Frick hired Pinkerton detectives to convince the strikers to back down. Eight people were killed and many wounded in a gun battle. Frick was widely condemned.
Later that month, Alexander Berkman, a Russian professed anarchist, tried to assassinate Frick in his office. Frick was shot twice — in the shoulder and neck — and stabbed. But he dictated a memo to his mother and to Carnegie that read: “Was twice shot, but not dangerously. There is no necessity for you to come home. I am still in shape to fight the battle out.”

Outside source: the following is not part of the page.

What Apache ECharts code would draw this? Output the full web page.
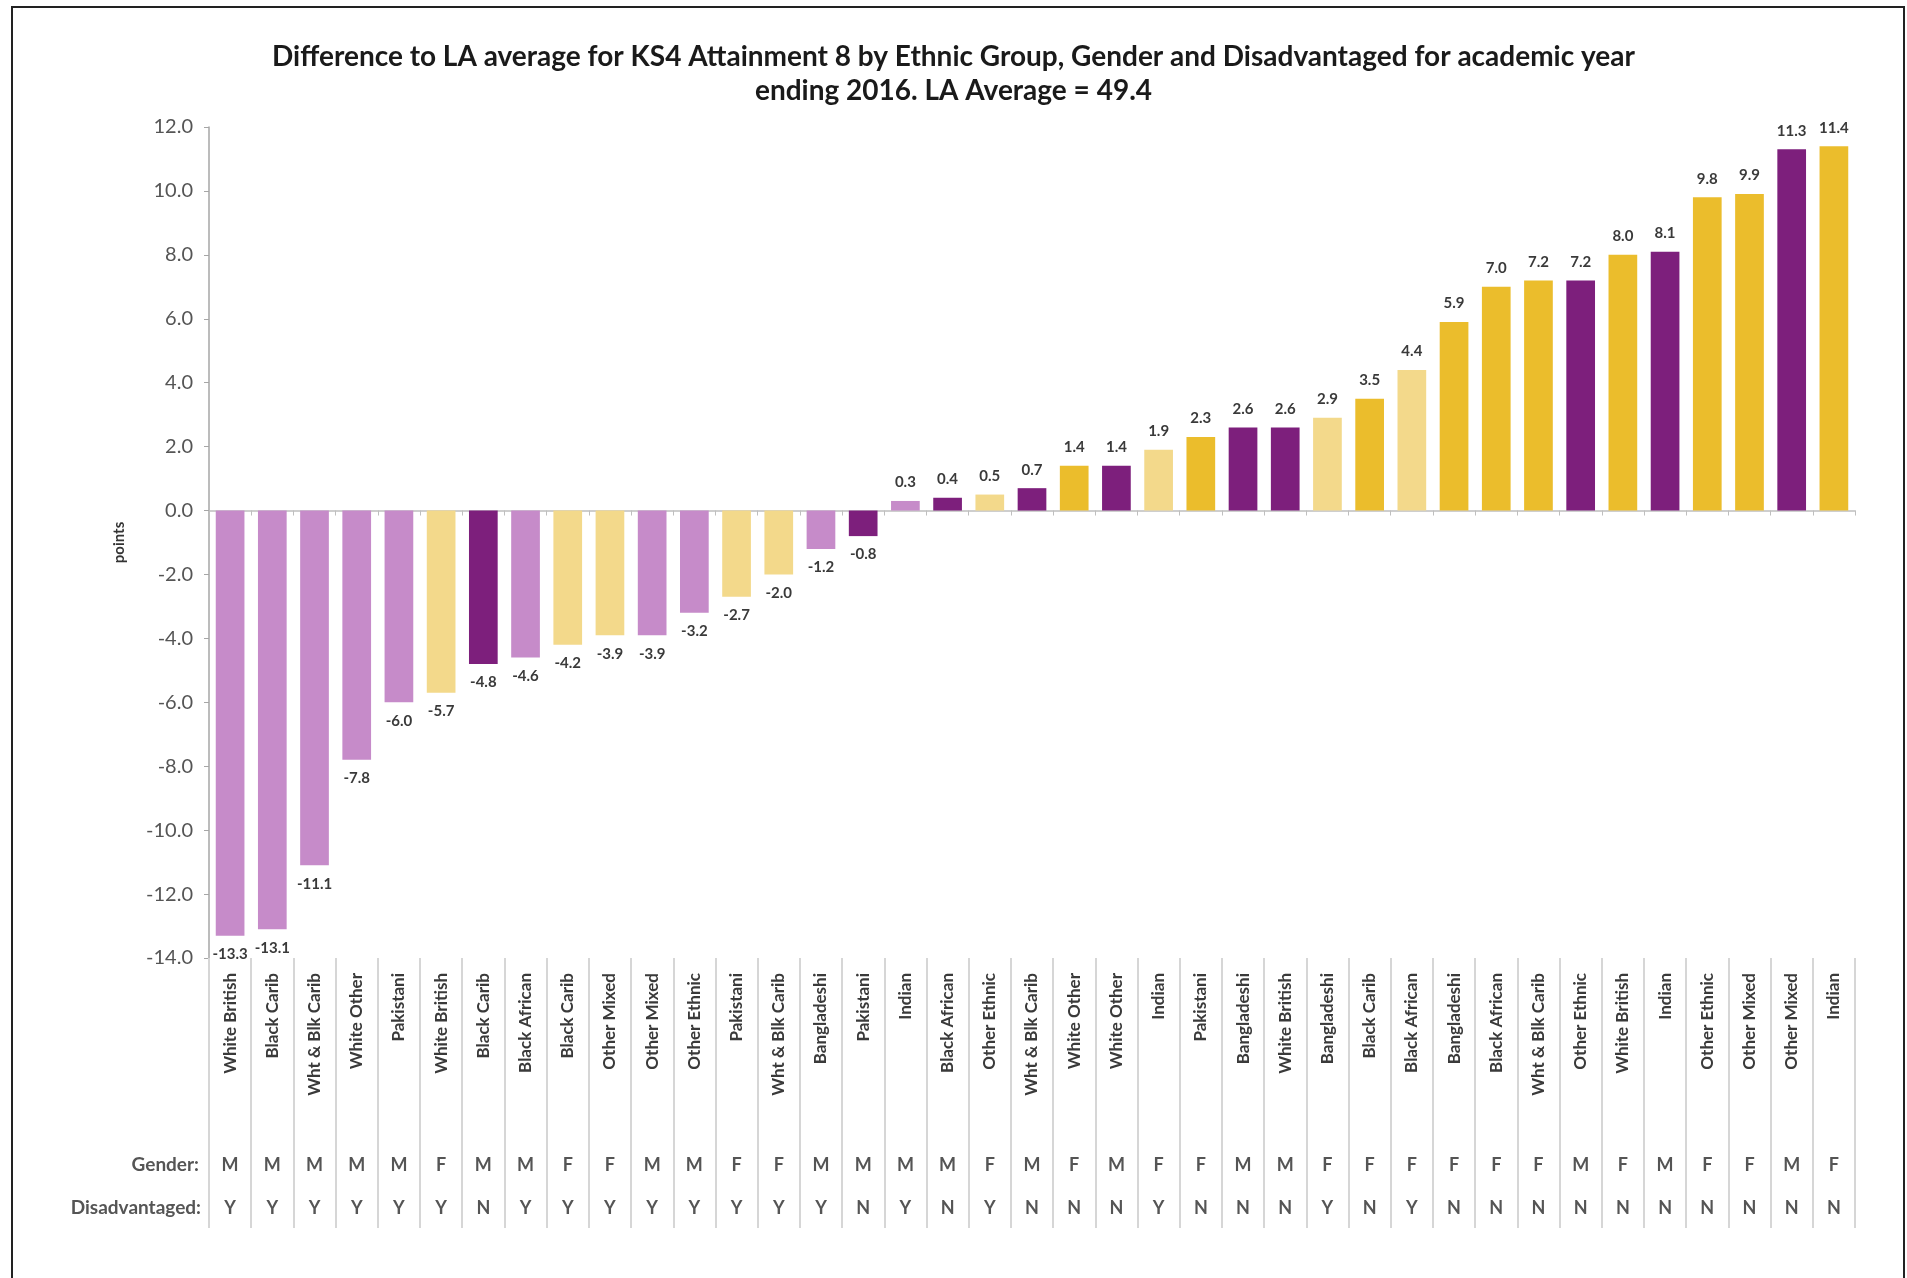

From prints, Frick moved on to begin buying works by French painters of the Barbizon school such as Corot and Daubigny, said Wardropper. Then, possibly influenced by the tastes of other wealthy collectors, he moved on to pursue old masters.
From 1900 to 1909 Frick returned many Barbizon works and bought paintings by Vermeer, Salomon van Ruysdael and Hobbema, as well as Rembrandt and English painters such as Gainsborough and Reynolds. In 1914, he bought paintings by Manet, Renoir and Degas.
Wardropper said that one of Frick’s daughters, Helen Clay Frick, who died in 1984 and managed the collection after his death, was responsible for acquiring many of the early Italian Renaissance paintings, including works by Duccio, Cimabue and Piero della Francesca. She also bought Ingres’ painting, “Comtesse d’Haussonville” (1845), one of the Frick’s most admired works.
Henry Frick acquired French and Renaissance furniture through the dealer Joseph Duveen who also sold him a set of Fragonard paintings entitled “The Progress of Love,” which are now in the renovated Fragonard Room at the Frick. The price was $1.25 million, Frick’s costliest purchase.
Wardropper said in his later years Frick enjoyed strolling downstairs in the evening, cigar in hand, to admire his collection. He recalled that Helen Frick said that a week before her father died, she discovered him lying on a couch in one of the galleries facing two works he loved: Velazquez’s “King Philip IV of Spain,” and Goya’s “The Forge.”
Frick said that it made sense to keep some of your wealth in art that surrounds you, not just invested in bonds. With the former, he said, “you can draw your dividend daily.”